Exercise description - Quote word for word the lines below, beginning with the first and ending with the one that has "fig = plt.figure(figsize=(8, 3.5), dpi=100, facecolor=BG)". Drop the pictures.

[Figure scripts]
(begin)
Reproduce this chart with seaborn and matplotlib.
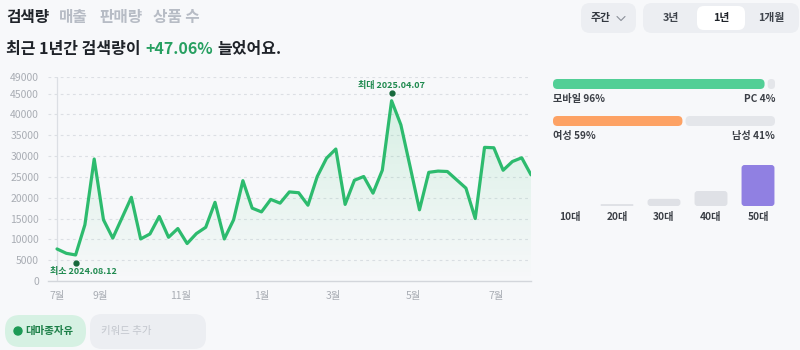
import matplotlib
matplotlib.use("Agg")
import matplotlib.pyplot as plt
import seaborn as sns
import numpy as np
import pandas as pd
from matplotlib.patches import FancyBboxPatch, Polygon, Circle

# ---------------- data ----------------
weekly_search = [7700, 6650, 6250, 13500, 29300, 14700, 10300, 15200, 20100, 10100,
                 11300, 15500, 10500, 12600, 9000, 11400, 12900, 18900, 10100, 14700,
                 24100, 17500, 16600, 19600, 18700, 21400, 21200, 18200, 25100, 29500,
                 31700, 18400, 24200, 25100, 21100, 26600, 43300, 37500, 27400, 17100,
                 26100, 26400, 26300, 24300, 22300, 15000, 32100, 32000, 26600, 28700,
                 29600, 25500]
month_labels = ["7월", "9월", "11월", "1월", "3월", "5월", "7월"]
month_tick_pos = [0, 4.63, 13.3, 22.06, 29.7, 38.4, 47.2]
y_ticks = [0, 5000, 10000, 15000, 20000, 25000, 30000, 35000, 40000, 45000, 49000]
max_label = "최대 2025.04.07"
min_label = "최소 2024.08.12"

tabs = ["검색량", "매출", "판매량", "상품 수"]
title_parts = ["최근 1년간 검색량이", "+47.06%", "늘었어요."]
periods = ["3년", "1년", "1개월"]

device_labels = ["모바일", "PC"]
device_share = [96, 4]
gender_labels = ["여성", "남성"]
gender_share = [59, 41]

age_groups = ["10대", "20대", "30대", "40대", "50대"]
age_share = [0, 3, 11, 23, 63]

keyword = "대마종자유"

# ---------------- style ----------------
BG = "#f7f8fa"
GREEN = "#2dbb6e"
DKGREEN = "#1f8a4f"
sns.set_theme(style="white")
plt.rcParams["font.family"] = ["Noto Sans CJK KR", "DejaVu Sans"]

W, H = 800, 350
fig = plt.figure(figsize=(8, 3.5), dpi=100, facecolor=BG)

overlay = fig.add_axes([0, 0, 1, 1], zorder=0)
overlay.set_xlim(0, W)
overlay.set_ylim(H, 0)
overlay.axis("off")


def rbox(x0, y0, x1, y1, r, color, z=1):
    w, h = x1 - x0, y1 - y0
    r = max(0.0, min(r, w / 2, h / 2))
    p = FancyBboxPatch((x0, y0), w, h, boxstyle=f"round,pad=0,rounding_size={r}",
                       fc=color, ec="none", zorder=z)
    overlay.add_patch(p)


def roundify(src_ax, r):
    inv = overlay.transData.inverted()
    for patch in list(src_ax.patches):
        bb = patch.get_window_extent()
        if bb.height < 0.5 or bb.width < 0.5:
            patch.remove()
            continue
        x0, y0 = inv.transform((bb.x0, bb.y1))
        x1, y1 = inv.transform((bb.x1, bb.y0))
        color = patch.get_facecolor()
        patch.remove()
        rbox(x0, y0, x1, y1, r, color, z=2)


# ---------------- header ----------------
tab_x = [6, 59, 99, 153]
for i, (t, x) in enumerate(zip(tabs, tab_x)):
    overlay.text(x, 17, t, fontsize=11.3, fontweight="bold",
                 color="#1f2329" if i == 0 else "#b7bcc5", va="center", ha="left")

t1 = overlay.text(6, 49, title_parts[0], fontsize=11.5, fontweight="bold",
                  color="#1f2329", va="center", ha="left")
t2 = overlay.annotate(title_parts[1], xy=(1, 0.5), xycoords=t1, xytext=(3.2, 0),
                      textcoords="offset points", fontsize=11.5, fontweight="bold",
                      color="#27a061", va="center", ha="left")
overlay.annotate(title_parts[2], xy=(1, 0.5), xycoords=t2, xytext=(3.2, 0),
                 textcoords="offset points", fontsize=11.5, fontweight="bold",
                 color="#1f2329", va="center", ha="left")

# period controls
rbox(581, 3, 636, 33, 9, "#eceef2")
overlay.text(591, 18, "주간", fontsize=7.8, fontweight="bold", color="#333840",
             va="center", ha="left")
overlay.plot([617, 621, 625], [16.5, 20.5, 16.5], color="#8a8f98", lw=0.8, zorder=3)
rbox(643, 3, 799, 33, 9, "#eceef2")
rbox(697, 6, 745, 30, 7, "white", z=2)
for t, cx in zip(periods, [671, 721, 771]):
    overlay.text(cx, 18, t, fontsize=7.8, fontweight="semibold",
                 color="#1f2329" if t == "1년" else "#3f444c", va="center", ha="center", zorder=3)

# ---------------- main line chart ----------------
ax = fig.add_axes([48 / W, 1 - 281 / H, (531 - 48) / W, (281 - 77) / H], zorder=1)
ax.set_facecolor("none")
weeks = np.arange(len(weekly_search))
df = pd.DataFrame({"week": weeks, "search": weekly_search})
sns.lineplot(data=df, x="week", y="search", ax=ax, color=GREEN, linewidth=2.3, zorder=4)

# gradient fill under line
verts = [(0, 0)] + list(zip(weeks, weekly_search)) + [(len(weeks) - 1, 0)]
clip = Polygon(verts, closed=True, fc="none", ec="none", transform=ax.transData)
ax.add_patch(clip)
grad = np.zeros((100, 1, 4))
grad[..., 0:3] = matplotlib.colors.to_rgb("#3cc97a")
grad[:, 0, 3] = np.linspace(0.17, 0.0, 100)
im = ax.imshow(grad, extent=[0, len(weeks) - 1, 0, max(weekly_search)], aspect="auto",
               origin="upper", zorder=2, interpolation="bilinear")
im.set_clip_path(clip)
ax.set_xlim(-0.97, len(weekly_search) - 1)
ax.set_ylim(0, 49000)

ax.set_yticks(y_ticks)
ax.set_yticklabels([str(v) for v in y_ticks])
ax.set_xticks(month_tick_pos)
ax.set_xticklabels(month_labels)
ax.tick_params(axis="both", length=0, labelsize=7.5, labelcolor="#a9adb4")
ax.tick_params(axis="y", pad=6.5)
ax.tick_params(axis="x", pad=7)
for v in y_ticks[1:]:
    ax.axhline(v, color="#dcdfe4", lw=0.8, ls=(0, (2.5, 3)), zorder=1)
ax.axvline(0, color="#dcdfe4", lw=0.9, zorder=1)
for s in ["top", "right", "left"]:
    ax.spines[s].set_visible(False)
ax.spines["bottom"].set_color("#d3d6db")
ax.spines["bottom"].set_linewidth(1.0)
ax.set_xlabel("")
ax.set_ylabel("")

imax = int(np.argmax(weekly_search))
imin = int(np.argmin(weekly_search))
ax.plot([imax], [weekly_search[imax]], marker="o", ms=3.5, color="#17693c",
        transform=ax.transData + matplotlib.transforms.ScaledTranslation(0, 5.8 / 72, fig.dpi_scale_trans),
        zorder=5)
ax.annotate(max_label, xy=(imax, weekly_search[imax]), xytext=(0, 8), textcoords="offset points",
            ha="center", va="bottom", fontsize=6.5, color=DKGREEN, fontweight="bold")
ax.plot([imin], [weekly_search[imin]], marker="o", ms=3.5, color="#17693c",
        transform=ax.transData + matplotlib.transforms.ScaledTranslation(0, -5.5 / 72, fig.dpi_scale_trans),
        zorder=5)
ax.annotate(min_label, xy=(imin, weekly_search[imin]), xytext=(5.5, -9), textcoords="offset points",
            ha="center", va="top", fontsize=6.5, color=DKGREEN, fontweight="bold")

# ---------------- device / gender bars ----------------
ax_dev = fig.add_axes([553 / W, 1 - 139.5 / H, 222 / W, 74 / H], zorder=1)
ax_dev.set_facecolor("none")
gap = 0.7
rows = [0, 1]
first = [device_share[0], gender_share[0]]
ax_dev.barh(rows, [f - gap for f in first], left=0, height=0.27,
            color=["#52cf96", "#fda264"])
ax_dev.barh(rows, [100 - f - gap for f in first], left=[f + gap for f in first], height=0.27,
            color="#e4e6ea")
ax_dev.set_xlim(0, 100)
ax_dev.set_ylim(1.5, -0.5)
ax_dev.axis("off")
roundify(ax_dev, 4.5)

for (lab, sh), y in [((device_labels, device_share), 99), ((gender_labels, gender_share), 136)]:
    overlay.text(553, y, f"{lab[0]} {sh[0]}%", fontsize=7.3, color="#3b3f46",
                 va="center", ha="left", fontweight="semibold")
    overlay.text(775, y, f"{lab[1]} {sh[1]}%", fontsize=7.3, color="#3b3f46",
                 va="center", ha="right", fontweight="semibold")

# ---------------- age bars ----------------
ax_age = fig.add_axes([546.5 / W, 1 - 206 / H, 235 / W, 41 / H], zorder=1)
ax_age.set_facecolor("none")
top = int(np.argmax(age_share))
pal = ["#9080e2" if i == top else "#dfe1e6" for i in range(len(age_groups))]
sns.barplot(x=age_groups, y=age_share, hue=age_groups, palette=pal, legend=False,
            ax=ax_age, width=0.7, saturation=1)
ax_age.set_xlim(-0.5, len(age_groups) - 0.5)
ax_age.set_ylim(0, max(age_share))
ax_age.set_yticks([])
for s in ax_age.spines.values():
    s.set_visible(False)
ax_age.tick_params(axis="x", length=0, pad=4, labelsize=7.3, labelcolor="#3b3f46")
for t in ax_age.get_xticklabels():
    t.set_fontweight("semibold")
ax_age.set_xlabel("")
ax_age.set_ylabel("")
roundify(ax_age, 3)

# ---------------- keyword chips ----------------
rbox(5, 315, 86, 347, 15, "#d6f1e3")
overlay.add_patch(Circle((18, 331), 4, color="#1c9a55", zorder=3))
overlay.text(25, 331, keyword, fontsize=7.5, fontweight="bold", color="#1c7f48",
             va="center", ha="left", zorder=3)
rbox(90, 314, 206, 349, 12, "#eceef2")
overlay.text(101, 331, "키워드 추가", fontsize=7.5, color="#c2c6cd",
             va="center", ha="left", zorder=3)

fig.savefig("out.png", dpi=100, facecolor=BG)
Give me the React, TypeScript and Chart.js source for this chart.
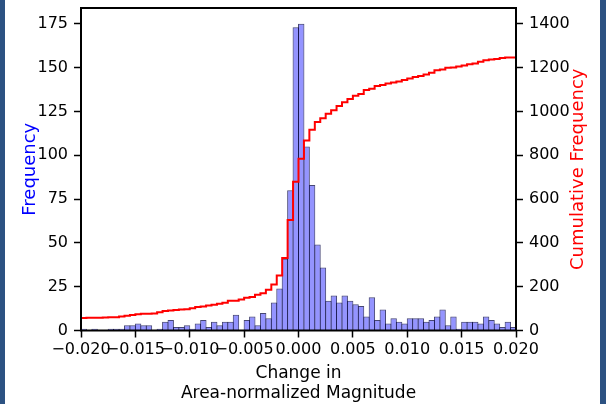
import React, { useEffect, useRef } from "react";
import { Chart, registerables } from "chart.js";

Chart.register(...registerables);

// Histogram bins: 80 bins of width 0.0005 from -0.020 to 0.020
const binStart = -0.02;
const binWidth = 0.0005;

// Frequency per bin
const frequency = [
  1, 0, 1, 0, 0, 1, 1, 1,
  3, 3, 4, 3, 3,
  0, 1,
  5, 6,
  2, 2, 3, 1,
  4, 6, 2, 5, 3, 5, 5, 9, 0,
  6, 8, 3, 10, 7,
  16, 24, 41, 80, 173, 175, 105, 83, 49, 36,
  17, 20, 16, 20, 17, 15, 14, 8, 19, 6, 12,
  4, 7, 5, 4, 7, 7, 7, 5, 6, 8, 12, 3, 8, 1, 5, 5, 5, 4, 8, 6, 4, 2, 5, 2,
];

// Counts lying below the visible range (where the cumulative line starts)
const countBelowRange = 56;

const xLimits = [-0.02, 0.02];
const xTickStep = 0.005;
const freqMax = 184;
const freqTickStep = 25;
const cumMax = 1472;
const cumTickStep = 200;

const xTitle = ["Change in", "Area-normalized Magnitude"];
const leftTitle = "Frequency";
const rightTitle = "Cumulative Frequency";

const FONT = "'DejaVu Sans', sans-serif";

export default function App() {
  const canvasRef = useRef<HTMLCanvasElement>(null);

  useEffect(() => {
    const canvas = canvasRef.current;
    if (!canvas) return;
    Chart.defaults.font.family = FONT;

    const barPoints = frequency.map((v, i) => ({
      x: binStart + (i + 0.5) * binWidth,
      y: v,
    }));
    let running = countBelowRange;
    const cumulative = frequency.map((v) => (running += v));
    const stepPoints = cumulative.map((c, i) => ({
      x: binStart + i * binWidth,
      y: c,
    }));
    stepPoints.push({
      x: binStart + frequency.length * binWidth,
      y: cumulative[cumulative.length - 1],
    });

    const framePlugin = {
      id: "frame",
      afterDatasetsDraw(chart: any) {
        const { ctx, chartArea } = chart;
        ctx.save();
        ctx.strokeStyle = "#000";
        ctx.lineWidth = 2;
        ctx.strokeRect(
          chartArea.left,
          chartArea.top,
          chartArea.right - chartArea.left,
          chartArea.bottom - chartArea.top
        );
        ctx.restore();
      },
      afterDraw(chart: any) {
        const { ctx, chartArea } = chart;
        ctx.save();
        ctx.translate(578, (chartArea.top + chartArea.bottom) / 2);
        ctx.rotate(-Math.PI / 2);
        ctx.fillStyle = "#ff0000";
        ctx.font = `18px ${FONT}`;
        ctx.textAlign = "center";
        ctx.textBaseline = "middle";
        ctx.fillText(rightTitle, 0, 0);
        ctx.restore();
      },
    };

    const tickGrid = {
      drawOnChartArea: false,
      drawTicks: true,
      tickLength: 7,
      tickWidth: 1.5,
      tickColor: "#000",
      offset: false,
    };

    const fitY = (width: number) => (s: any) => {
      s.width = width;
      s.paddingTop = 0;
      s.paddingBottom = 0;
    };

    const chart = new Chart(canvas, {
      type: "bar",
      data: {
        datasets: [
          {
            type: "line",
            label: rightTitle,
            data: stepPoints,
            xAxisID: "x",
            yAxisID: "y2",
            stepped: "after",
            borderColor: "#ff0000",
            borderWidth: 2,
            pointRadius: 0,
            fill: false,
            order: 0,
          } as any,
          {
            type: "bar",
            label: leftTitle,
            data: barPoints,
            xAxisID: "x",
            yAxisID: "y",
            backgroundColor: "rgba(0,0,255,0.42)",
            borderColor: "rgba(10,10,70,0.75)",
            borderWidth: 1,
            barPercentage: 1.18,
            categoryPercentage: 1,
            order: 1,
          } as any,
        ],
      },
      options: {
        animation: false,
        responsive: false,
        maintainAspectRatio: false,
        devicePixelRatio: 1,
        layout: { padding: { top: 8, left: 0, right: 0, bottom: 0 } },
        plugins: { legend: { display: false }, tooltip: { enabled: false } },
        scales: {
          x: {
            type: "linear",
            position: "bottom",
            min: xLimits[0],
            max: xLimits[1],
            offset: false,
            grid: tickGrid,
            border: { display: false },
            ticks: {
              stepSize: xTickStep,
              autoSkip: false,
              maxRotation: 0,
              minRotation: 0,
              includeBounds: false,
              padding: 3,
              color: "#000",
              font: { size: 16 },
              callback: (value: any) => {
                const v = Number(value);
                if (Math.abs(v) < 1e-9) return "0.000";
                return (v < 0 ? "\u2212" : "") + Math.abs(v).toFixed(3);
              },
            },
            title: {
              display: true,
              text: xTitle,
              color: "#000",
              font: { size: 17 },
              padding: { top: 0, bottom: 0 },
            },
            afterFit: (s: any) => {
              s.height = 73.5;
            },
          } as any,
          y: {
            type: "linear",
            position: "left",
            min: 0,
            max: freqMax,
            grid: tickGrid,
            border: { display: false },
            ticks: {
              stepSize: freqTickStep,
              includeBounds: false,
              padding: 6,
              color: "#000",
              font: { size: 16 },
              callback: (v: any) => String(v),
            },
            title: {
              display: true,
              text: leftTitle,
              color: "#0000ff",
              font: { size: 18 },
              padding: { top: 20, bottom: 0 },
            },
            afterFit: fitY(81),
          } as any,
          y2: {
            type: "linear",
            position: "right",
            min: 0,
            max: cumMax,
            grid: tickGrid,
            border: { display: false },
            ticks: {
              stepSize: cumTickStep,
              includeBounds: false,
              padding: 6,
              color: "#000",
              font: { size: 16 },
              callback: (v: any) => String(v),
            },
            afterFit: fitY(90),
          } as any,
        },
      },
      plugins: [framePlugin],
    });

    return () => chart.destroy();
  }, []);

  return (
    <div
      style={{
        position: "fixed",
        left: 0,
        top: 0,
        width: 606,
        height: 404,
        background: "#fff",
        overflow: "hidden",
      }}
    >
      <canvas
        ref={canvasRef}
        width={606}
        height={404}
        style={{ display: "block", width: 606, height: 404 }}
      />
      <div
        style={{
          position: "absolute",
          left: 0,
          top: 0,
          width: 5,
          height: 404,
          background: "#2c5282",
        }}
      />
      <div
        style={{
          position: "absolute",
          right: 0,
          top: 0,
          width: 6,
          height: 404,
          background: "#2c5282",
        }}
      />
    </div>
  );
}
(end)
Finished task -
Reproduce this chart with seaborn and matplotlib.
import matplotlib
matplotlib.use("Agg")
import matplotlib.pyplot as plt
import seaborn as sns
import numpy as np
import pandas as pd
from matplotlib.patches import FancyBboxPatch, Polygon, Circle

# ---------------- data ----------------
weekly_search = [7700, 6650, 6250, 13500, 29300, 14700, 10300, 15200, 20100, 10100,
                 11300, 15500, 10500, 12600, 9000, 11400, 12900, 18900, 10100, 14700,
                 24100, 17500, 16600, 19600, 18700, 21400, 21200, 18200, 25100, 29500,
                 31700, 18400, 24200, 25100, 21100, 26600, 43300, 37500, 27400, 17100,
                 26100, 26400, 26300, 24300, 22300, 15000, 32100, 32000, 26600, 28700,
                 29600, 25500]
month_labels = ["7월", "9월", "11월", "1월", "3월", "5월", "7월"]
month_tick_pos = [0, 4.63, 13.3, 22.06, 29.7, 38.4, 47.2]
y_ticks = [0, 5000, 10000, 15000, 20000, 25000, 30000, 35000, 40000, 45000, 49000]
max_label = "최대 2025.04.07"
min_label = "최소 2024.08.12"

tabs = ["검색량", "매출", "판매량", "상품 수"]
title_parts = ["최근 1년간 검색량이", "+47.06%", "늘었어요."]
periods = ["3년", "1년", "1개월"]

device_labels = ["모바일", "PC"]
device_share = [96, 4]
gender_labels = ["여성", "남성"]
gender_share = [59, 41]

age_groups = ["10대", "20대", "30대", "40대", "50대"]
age_share = [0, 3, 11, 23, 63]

keyword = "대마종자유"

# ---------------- style ----------------
BG = "#f7f8fa"
GREEN = "#2dbb6e"
DKGREEN = "#1f8a4f"
sns.set_theme(style="white")
plt.rcParams["font.family"] = ["Noto Sans CJK KR", "DejaVu Sans"]

W, H = 800, 350
fig = plt.figure(figsize=(8, 3.5), dpi=100, facecolor=BG)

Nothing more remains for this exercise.